**THE REQUEST**
Would you transcribe the listing that follows, character for character, and omit its images?

**DATASET CONTENT**

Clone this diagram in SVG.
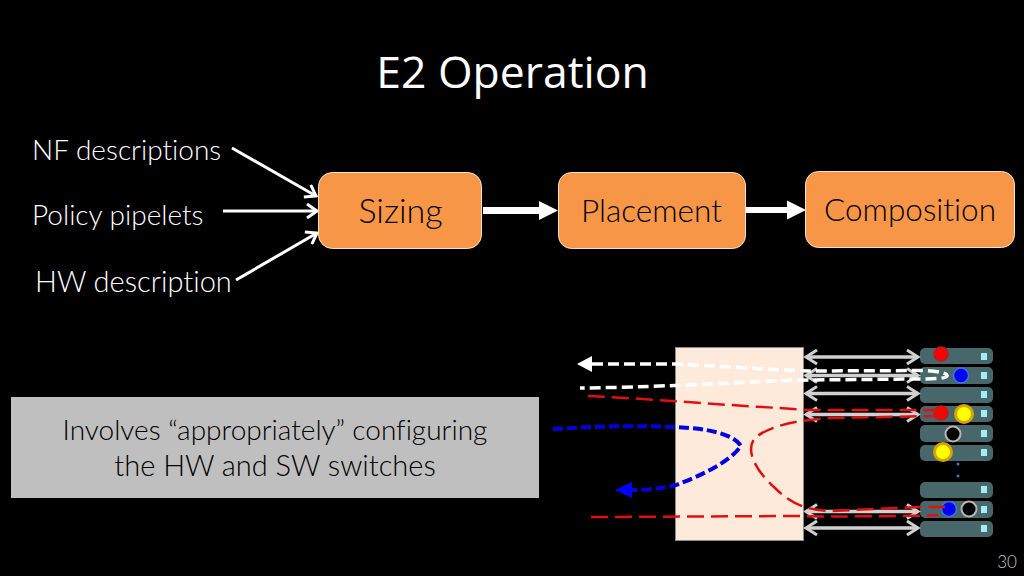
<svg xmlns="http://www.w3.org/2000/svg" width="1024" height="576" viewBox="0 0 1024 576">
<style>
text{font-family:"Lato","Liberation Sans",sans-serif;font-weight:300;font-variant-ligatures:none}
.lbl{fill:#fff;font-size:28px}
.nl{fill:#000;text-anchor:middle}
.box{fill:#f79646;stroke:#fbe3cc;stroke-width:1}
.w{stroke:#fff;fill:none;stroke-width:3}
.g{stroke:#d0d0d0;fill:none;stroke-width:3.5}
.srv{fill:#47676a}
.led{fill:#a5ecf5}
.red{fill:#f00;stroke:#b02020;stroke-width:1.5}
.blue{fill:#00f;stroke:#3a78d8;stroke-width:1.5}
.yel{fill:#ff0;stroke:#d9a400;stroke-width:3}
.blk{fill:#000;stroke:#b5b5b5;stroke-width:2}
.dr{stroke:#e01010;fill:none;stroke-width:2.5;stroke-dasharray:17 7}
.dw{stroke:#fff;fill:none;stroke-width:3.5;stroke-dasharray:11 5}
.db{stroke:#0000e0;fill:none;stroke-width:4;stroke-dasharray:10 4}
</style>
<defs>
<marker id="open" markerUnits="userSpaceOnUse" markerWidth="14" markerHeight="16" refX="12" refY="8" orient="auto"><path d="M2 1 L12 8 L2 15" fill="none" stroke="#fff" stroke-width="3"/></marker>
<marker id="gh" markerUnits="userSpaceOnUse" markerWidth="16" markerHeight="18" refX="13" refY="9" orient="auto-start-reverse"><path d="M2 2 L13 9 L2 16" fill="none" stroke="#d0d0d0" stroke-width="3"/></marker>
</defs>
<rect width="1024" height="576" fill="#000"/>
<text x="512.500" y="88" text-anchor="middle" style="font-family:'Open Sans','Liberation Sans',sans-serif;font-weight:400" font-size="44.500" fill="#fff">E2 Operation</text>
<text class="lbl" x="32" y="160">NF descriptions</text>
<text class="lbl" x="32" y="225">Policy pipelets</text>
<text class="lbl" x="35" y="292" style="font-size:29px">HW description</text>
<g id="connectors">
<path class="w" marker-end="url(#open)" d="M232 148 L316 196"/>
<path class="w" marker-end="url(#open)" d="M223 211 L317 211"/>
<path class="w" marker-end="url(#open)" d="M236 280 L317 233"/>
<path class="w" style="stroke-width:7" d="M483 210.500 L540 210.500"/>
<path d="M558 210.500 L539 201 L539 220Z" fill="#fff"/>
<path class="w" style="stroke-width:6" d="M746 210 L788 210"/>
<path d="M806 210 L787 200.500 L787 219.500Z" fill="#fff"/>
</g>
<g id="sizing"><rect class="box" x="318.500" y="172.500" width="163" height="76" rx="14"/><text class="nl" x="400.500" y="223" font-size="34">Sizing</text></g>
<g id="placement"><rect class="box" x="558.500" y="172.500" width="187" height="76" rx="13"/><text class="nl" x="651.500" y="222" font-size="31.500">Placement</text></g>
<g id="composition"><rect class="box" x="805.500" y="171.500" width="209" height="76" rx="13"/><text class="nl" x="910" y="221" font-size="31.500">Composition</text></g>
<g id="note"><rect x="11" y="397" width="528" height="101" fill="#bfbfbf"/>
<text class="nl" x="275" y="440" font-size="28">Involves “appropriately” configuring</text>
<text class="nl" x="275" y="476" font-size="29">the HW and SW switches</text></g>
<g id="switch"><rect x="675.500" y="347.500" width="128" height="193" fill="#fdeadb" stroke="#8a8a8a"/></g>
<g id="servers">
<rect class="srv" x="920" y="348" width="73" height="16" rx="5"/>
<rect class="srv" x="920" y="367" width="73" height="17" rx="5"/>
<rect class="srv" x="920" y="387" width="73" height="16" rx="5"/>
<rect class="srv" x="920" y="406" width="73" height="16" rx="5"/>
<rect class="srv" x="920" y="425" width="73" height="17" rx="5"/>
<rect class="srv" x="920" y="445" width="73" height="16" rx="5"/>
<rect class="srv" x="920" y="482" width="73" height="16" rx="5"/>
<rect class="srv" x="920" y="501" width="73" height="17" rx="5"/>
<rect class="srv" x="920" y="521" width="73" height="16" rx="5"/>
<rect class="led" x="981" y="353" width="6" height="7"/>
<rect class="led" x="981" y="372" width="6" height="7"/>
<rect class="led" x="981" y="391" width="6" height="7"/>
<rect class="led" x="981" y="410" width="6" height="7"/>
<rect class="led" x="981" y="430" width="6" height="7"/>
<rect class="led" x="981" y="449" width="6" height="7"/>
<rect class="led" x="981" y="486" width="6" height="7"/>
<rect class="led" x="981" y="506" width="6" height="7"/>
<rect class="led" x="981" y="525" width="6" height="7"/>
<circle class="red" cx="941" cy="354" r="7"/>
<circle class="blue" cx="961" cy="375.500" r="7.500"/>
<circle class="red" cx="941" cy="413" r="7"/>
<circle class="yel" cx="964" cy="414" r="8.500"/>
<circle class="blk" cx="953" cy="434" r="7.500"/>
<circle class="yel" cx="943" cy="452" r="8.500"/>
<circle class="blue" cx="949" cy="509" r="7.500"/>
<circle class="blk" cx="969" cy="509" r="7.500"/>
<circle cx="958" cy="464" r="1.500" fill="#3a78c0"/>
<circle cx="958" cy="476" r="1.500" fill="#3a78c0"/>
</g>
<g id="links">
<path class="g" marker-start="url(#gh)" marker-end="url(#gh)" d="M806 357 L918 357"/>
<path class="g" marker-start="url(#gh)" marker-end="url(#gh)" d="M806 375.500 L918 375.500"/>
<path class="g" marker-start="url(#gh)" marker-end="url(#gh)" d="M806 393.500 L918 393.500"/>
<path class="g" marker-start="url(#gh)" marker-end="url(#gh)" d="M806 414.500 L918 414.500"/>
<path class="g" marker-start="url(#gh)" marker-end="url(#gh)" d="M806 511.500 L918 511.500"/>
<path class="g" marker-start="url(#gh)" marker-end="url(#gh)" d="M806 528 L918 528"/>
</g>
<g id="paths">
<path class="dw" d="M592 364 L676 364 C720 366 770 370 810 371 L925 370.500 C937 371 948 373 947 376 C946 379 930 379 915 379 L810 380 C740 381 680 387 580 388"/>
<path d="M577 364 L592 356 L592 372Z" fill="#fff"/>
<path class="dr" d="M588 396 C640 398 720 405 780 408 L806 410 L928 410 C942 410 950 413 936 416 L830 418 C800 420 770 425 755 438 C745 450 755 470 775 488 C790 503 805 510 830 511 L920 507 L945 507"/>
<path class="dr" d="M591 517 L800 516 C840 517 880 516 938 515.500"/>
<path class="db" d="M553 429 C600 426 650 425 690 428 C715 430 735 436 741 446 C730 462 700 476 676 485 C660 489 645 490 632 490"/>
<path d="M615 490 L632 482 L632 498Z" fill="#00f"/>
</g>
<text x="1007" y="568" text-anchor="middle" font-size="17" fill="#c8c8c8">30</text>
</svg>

**OUTPUT OF THE EXERCISE**
Clone this diagram in SVG.
<svg xmlns="http://www.w3.org/2000/svg" width="1024" height="576" viewBox="0 0 1024 576">
<style>
text{font-family:"Lato","Liberation Sans",sans-serif;font-weight:300;font-variant-ligatures:none}
.lbl{fill:#fff;font-size:28px}
.nl{fill:#000;text-anchor:middle}
.box{fill:#f79646;stroke:#fbe3cc;stroke-width:1}
.w{stroke:#fff;fill:none;stroke-width:3}
.g{stroke:#d0d0d0;fill:none;stroke-width:3.5}
.srv{fill:#47676a}
.led{fill:#a5ecf5}
.red{fill:#f00;stroke:#b02020;stroke-width:1.5}
.blue{fill:#00f;stroke:#3a78d8;stroke-width:1.5}
.yel{fill:#ff0;stroke:#d9a400;stroke-width:3}
.blk{fill:#000;stroke:#b5b5b5;stroke-width:2}
.dr{stroke:#e01010;fill:none;stroke-width:2.5;stroke-dasharray:17 7}
.dw{stroke:#fff;fill:none;stroke-width:3.5;stroke-dasharray:11 5}
.db{stroke:#0000e0;fill:none;stroke-width:4;stroke-dasharray:10 4}
</style>
<defs>
<marker id="open" markerUnits="userSpaceOnUse" markerWidth="14" markerHeight="16" refX="12" refY="8" orient="auto"><path d="M2 1 L12 8 L2 15" fill="none" stroke="#fff" stroke-width="3"/></marker>
<marker id="gh" markerUnits="userSpaceOnUse" markerWidth="16" markerHeight="18" refX="13" refY="9" orient="auto-start-reverse"><path d="M2 2 L13 9 L2 16" fill="none" stroke="#d0d0d0" stroke-width="3"/></marker>
</defs>
<rect width="1024" height="576" fill="#000"/>
<text x="512.500" y="88" text-anchor="middle" style="font-family:'Open Sans','Liberation Sans',sans-serif;font-weight:400" font-size="44.500" fill="#fff">E2 Operation</text>
<text class="lbl" x="32" y="160">NF descriptions</text>
<text class="lbl" x="32" y="225">Policy pipelets</text>
<text class="lbl" x="35" y="292" style="font-size:29px">HW description</text>
<g id="connectors">
<path class="w" marker-end="url(#open)" d="M232 148 L316 196"/>
<path class="w" marker-end="url(#open)" d="M223 211 L317 211"/>
<path class="w" marker-end="url(#open)" d="M236 280 L317 233"/>
<path class="w" style="stroke-width:7" d="M483 210.500 L540 210.500"/>
<path d="M558 210.500 L539 201 L539 220Z" fill="#fff"/>
<path class="w" style="stroke-width:6" d="M746 210 L788 210"/>
<path d="M806 210 L787 200.500 L787 219.500Z" fill="#fff"/>
</g>
<g id="sizing"><rect class="box" x="318.500" y="172.500" width="163" height="76" rx="14"/><text class="nl" x="400.500" y="223" font-size="34">Sizing</text></g>
<g id="placement"><rect class="box" x="558.500" y="172.500" width="187" height="76" rx="13"/><text class="nl" x="651.500" y="222" font-size="31.500">Placement</text></g>
<g id="composition"><rect class="box" x="805.500" y="171.500" width="209" height="76" rx="13"/><text class="nl" x="910" y="221" font-size="31.500">Composition</text></g>
<g id="note"><rect x="11" y="397" width="528" height="101" fill="#bfbfbf"/>
<text class="nl" x="275" y="440" font-size="28">Involves “appropriately” configuring</text>
<text class="nl" x="275" y="476" font-size="29">the HW and SW switches</text></g>
<g id="switch"><rect x="675.500" y="347.500" width="128" height="193" fill="#fdeadb" stroke="#8a8a8a"/></g>
<g id="servers">
<rect class="srv" x="920" y="348" width="73" height="16" rx="5"/>
<rect class="srv" x="920" y="367" width="73" height="17" rx="5"/>
<rect class="srv" x="920" y="387" width="73" height="16" rx="5"/>
<rect class="srv" x="920" y="406" width="73" height="16" rx="5"/>
<rect class="srv" x="920" y="425" width="73" height="17" rx="5"/>
<rect class="srv" x="920" y="445" width="73" height="16" rx="5"/>
<rect class="srv" x="920" y="482" width="73" height="16" rx="5"/>
<rect class="srv" x="920" y="501" width="73" height="17" rx="5"/>
<rect class="srv" x="920" y="521" width="73" height="16" rx="5"/>
<rect class="led" x="981" y="353" width="6" height="7"/>
<rect class="led" x="981" y="372" width="6" height="7"/>
<rect class="led" x="981" y="391" width="6" height="7"/>
<rect class="led" x="981" y="410" width="6" height="7"/>
<rect class="led" x="981" y="430" width="6" height="7"/>
<rect class="led" x="981" y="449" width="6" height="7"/>
<rect class="led" x="981" y="486" width="6" height="7"/>
<rect class="led" x="981" y="506" width="6" height="7"/>
<rect class="led" x="981" y="525" width="6" height="7"/>
<circle class="red" cx="941" cy="354" r="7"/>
<circle class="blue" cx="961" cy="375.500" r="7.500"/>
<circle class="red" cx="941" cy="413" r="7"/>
<circle class="yel" cx="964" cy="414" r="8.500"/>
<circle class="blk" cx="953" cy="434" r="7.500"/>
<circle class="yel" cx="943" cy="452" r="8.500"/>
<circle class="blue" cx="949" cy="509" r="7.500"/>
<circle class="blk" cx="969" cy="509" r="7.500"/>
<circle cx="958" cy="464" r="1.500" fill="#3a78c0"/>
<circle cx="958" cy="476" r="1.500" fill="#3a78c0"/>
</g>
<g id="links">
<path class="g" marker-start="url(#gh)" marker-end="url(#gh)" d="M806 357 L918 357"/>
<path class="g" marker-start="url(#gh)" marker-end="url(#gh)" d="M806 375.500 L918 375.500"/>
<path class="g" marker-start="url(#gh)" marker-end="url(#gh)" d="M806 393.500 L918 393.500"/>
<path class="g" marker-start="url(#gh)" marker-end="url(#gh)" d="M806 414.500 L918 414.500"/>
<path class="g" marker-start="url(#gh)" marker-end="url(#gh)" d="M806 511.500 L918 511.500"/>
<path class="g" marker-start="url(#gh)" marker-end="url(#gh)" d="M806 528 L918 528"/>
</g>
<g id="paths">
<path class="dw" d="M592 364 L676 364 C720 366 770 370 810 371 L925 370.500 C937 371 948 373 947 376 C946 379 930 379 915 379 L810 380 C740 381 680 387 580 388"/>
<path d="M577 364 L592 356 L592 372Z" fill="#fff"/>
<path class="dr" d="M588 396 C640 398 720 405 780 408 L806 410 L928 410 C942 410 950 413 936 416 L830 418 C800 420 770 425 755 438 C745 450 755 470 775 488 C790 503 805 510 830 511 L920 507 L945 507"/>
<path class="dr" d="M591 517 L800 516 C840 517 880 516 938 515.500"/>
<path class="db" d="M553 429 C600 426 650 425 690 428 C715 430 735 436 741 446 C730 462 700 476 676 485 C660 489 645 490 632 490"/>
<path d="M615 490 L632 482 L632 498Z" fill="#00f"/>
</g>
<text x="1007" y="568" text-anchor="middle" font-size="17" fill="#c8c8c8">30</text>
</svg>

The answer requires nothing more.